Rideau sur les violences urbaines
Six des sept commerces amiénois victimes des émeutes de la fin juin ont pu rouvrir, percevant notamment des aides d’Amiens Métropole. Pour eux, la page est tournée, les sourires revenus.
15.11.2023
JDA 1062
À la caisse du magasin Spar de la rue de Cagny, deux clients papotent avec Nathalie, mines réjouies. Depuis trois semaines, cette belle supérette, installée ici depuis plus de trente ans, a rouvert sept jours sur sept, au plus grand soulagement des habitants. « Le matin où on a relevé le rideau, ça a fait du bien au moral », raconte Nathalie, salariée du magasin. De la lumière après des heures terribles. Et un chômage forcé pendant trois mois. Car dans la nuit du 29 au 30 juin, ce commerce a été la proie des violences urbaines, déclenchées partout en France après la mort du jeune Nahel Merzouk à Nanterre lors d’un contrôle de police.
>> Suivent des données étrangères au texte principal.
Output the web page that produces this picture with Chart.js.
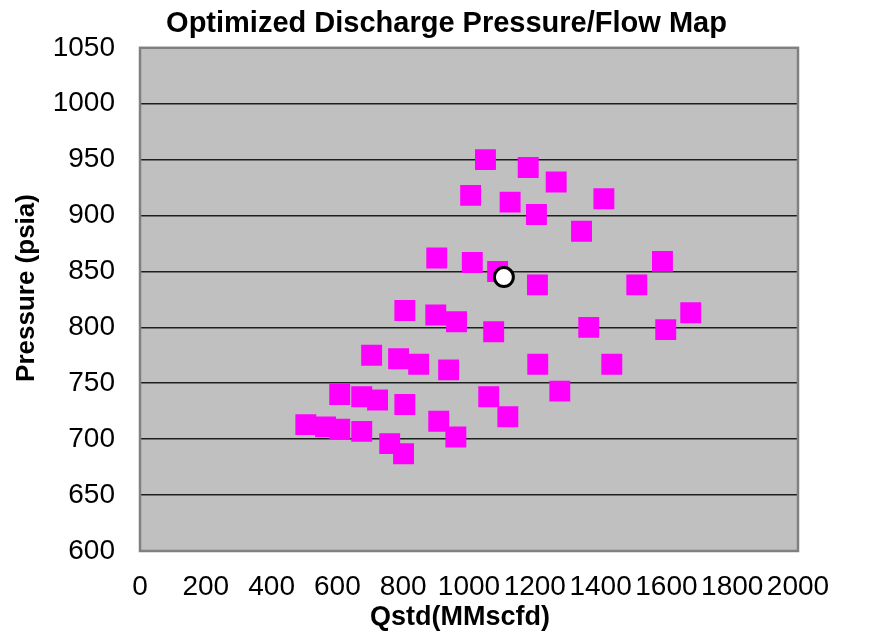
<!DOCTYPE html>
<html>
<head>
<meta charset="utf-8">
<title>Optimized Discharge Pressure/Flow Map</title>
<script src="https://cdn.jsdelivr.net/npm/chart.js@4"></script>
<style>
    body { margin: 0; background: #ffffff; }
    #wrap { width: 893px; height: 639px; }
</style>
</head>
<body>
<div id="wrap"><canvas id="map-chart" width="893" height="639"></canvas></div>
<script>
// Operating points
const flowQstd = [1050, 1180, 1265, 1005, 1125, 1205, 1410, 1342, 902, 1010, 1087, 1208, 1588, 1510,
    805, 899, 962, 1075, 1364, 1598, 1674, 704, 786, 847, 938, 1209, 1434, 1276, 607, 674, 722, 805,
    1060, 1118, 504, 564, 607, 674, 908, 960, 759, 801];
const pressurePsia = [950, 943, 930, 918, 912, 901, 915, 886, 862, 858, 850, 838, 859, 838,
    815, 811, 805, 796, 800, 798, 813, 775, 772, 767, 762, 767, 767, 743, 740, 738, 735, 731,
    738, 720, 713, 711, 709, 707, 716, 702, 696, 687];

// The optimized point (white circle)
const optQstd = [1106];
const optPressure = [845];

// Axis ranges / ticks
const xTicks = [0, 200, 400, 600, 800, 1000, 1200, 1400, 1600, 1800, 2000];
const yTicks = [600, 650, 700, 750, 800, 850, 900, 950, 1000, 1050];

const FONT = "'Liberation Sans', Arial, sans-serif";

function toPoints(xs, ys) {
    return xs.map((x, i) => ({ x: x, y: ys[i] }));
}

// Grey plot area with a grey frame
const plotArea = {
    id: 'plotArea',
    beforeDraw(chart) {
        const { ctx, chartArea: a } = chart;
        ctx.save();
        ctx.fillStyle = '#c0c0c0';
        ctx.fillRect(a.left, a.top, a.width, a.height);
        ctx.restore();
    },
    afterDatasetsDraw(chart) {
        const { ctx, chartArea: a } = chart;
        ctx.save();
        ctx.strokeStyle = '#808080';
        ctx.lineWidth = 2.5;
        ctx.strokeRect(a.left, a.top, a.width, a.height);
        ctx.restore();
    }
};

// Axis titles, placed like the original sheet (a bit off the plot centre)
const axisTitles = {
    id: 'axisTitles',
    afterDraw(chart) {
        const { ctx } = chart;
        ctx.save();
        ctx.fillStyle = '#000000';
        ctx.textAlign = 'center';
        ctx.textBaseline = 'middle';
        ctx.font = "bold 27px " + FONT;
        ctx.fillText('Qstd(MMscfd)', 460, 618);
        ctx.translate(27, 288);
        ctx.rotate(-Math.PI / 2);
        ctx.font = "bold 26px " + FONT;
        ctx.fillText('Pressure (psia)', 0, 0);
        ctx.restore();
    }
};

new Chart(document.getElementById('map-chart'), {
    type: 'scatter',
    data: {
        datasets: [{
            label: 'Optimized',
            data: toPoints(optQstd, optPressure),
            pointStyle: 'circle',
            pointRadius: 9.5,
            backgroundColor: '#ffffff',
            borderColor: '#000000',
            borderWidth: 3
        }, {
            label: 'Operating points',
            data: toPoints(flowQstd, pressurePsia),
            pointStyle: 'rect',
            pointRadius: 14.8,
            backgroundColor: '#ff00ff',
            borderColor: '#ff00ff',
            borderWidth: 0
        }]
    },
    options: {
        responsive: false,
        animation: false,
        layout: { padding: 0 },
        plugins: {
            legend: { display: false },
            tooltip: { enabled: false },
            title: {
                display: true,
                text: 'Optimized Discharge Pressure/Flow Map',
                color: '#000000',
                font: { family: FONT, size: 29, weight: 'bold' },
                padding: { top: 7, bottom: 6 }
            }
        },
        scales: {
            x: {
                type: 'linear',
                min: 0,
                max: 2000,
                afterBuildTicks: s => { s.ticks = xTicks.map(v => ({ value: v })); },
                afterFit: s => { s.height = 88; },
                grid: { display: false, drawTicks: false },
                border: { display: false },
                ticks: {
                    autoSkip: false,
                    maxRotation: 0,
                    padding: 19,
                    color: '#000000',
                    font: { family: FONT, size: 28 },
                    callback: v => String(v)
                }
            },
            y: {
                type: 'linear',
                min: 600,
                max: 1050,
                afterBuildTicks: s => { s.ticks = yTicks.map(v => ({ value: v })); },
                afterFit: s => { s.width = 140; },
                grid: {
                    drawTicks: false,
                    lineWidth: 1.6,
                    color: c => (c.tick && (c.tick.value === 600 || c.tick.value === 1050)) ? 'rgba(0,0,0,0)' : '#1e1e1e'
                },
                border: { display: false },
                ticks: {
                    padding: 25,
                    color: '#000000',
                    font: { family: FONT, size: 28 },
                    callback: v => String(v)
                }
            },
            // empty right-hand axis that keeps the gap on the right
            yRight: {
                type: 'linear',
                position: 'right',
                display: true,
                afterFit: s => { s.width = 95; },
                grid: { display: false, drawTicks: false },
                border: { display: false },
                ticks: { display: false }
            }
        }
    },
    plugins: [plotArea, axisTitles]
});
</script>
</body>
</html>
« Il faut aller de l’avant »
Mickaël Clabaut, le responsable du magasin, se souvient : « J’habite à côté. J’entendais les sirènes et je me disais : “Pourvu qu’on n’attaque pas le magasin”. La veille, déjà, nos poubelles avaient brûlé devant ». Mais la nuit suivante, les commerces de cette partie de la rue de Cagny sont à nouveau pris pour cible. Le rideau du Spar, fragilisé, cède sous un nouvel assaut. La porte est cassée, les vitres des réfrigérateurs brisées, les rayons saccagés. Les salariés, eux, consternés au petit matin, rejoints par l’adjoint au maire délégué au secteur Est, Matthieu Beauvarlet, entre coups de fil à la police, aux assurances et des services de la ville à pied d’œuvre. « Des vidéos Snapchat ont été faites pendant le saccage. On sait que dans l’école à côté, de l’essence a été versée sur les doudous des enfants, ne comprend toujours pas Mickaël. Sur le coup, on est tellement énervé. Et puis on se dit qu’il faut aller de l’avant. »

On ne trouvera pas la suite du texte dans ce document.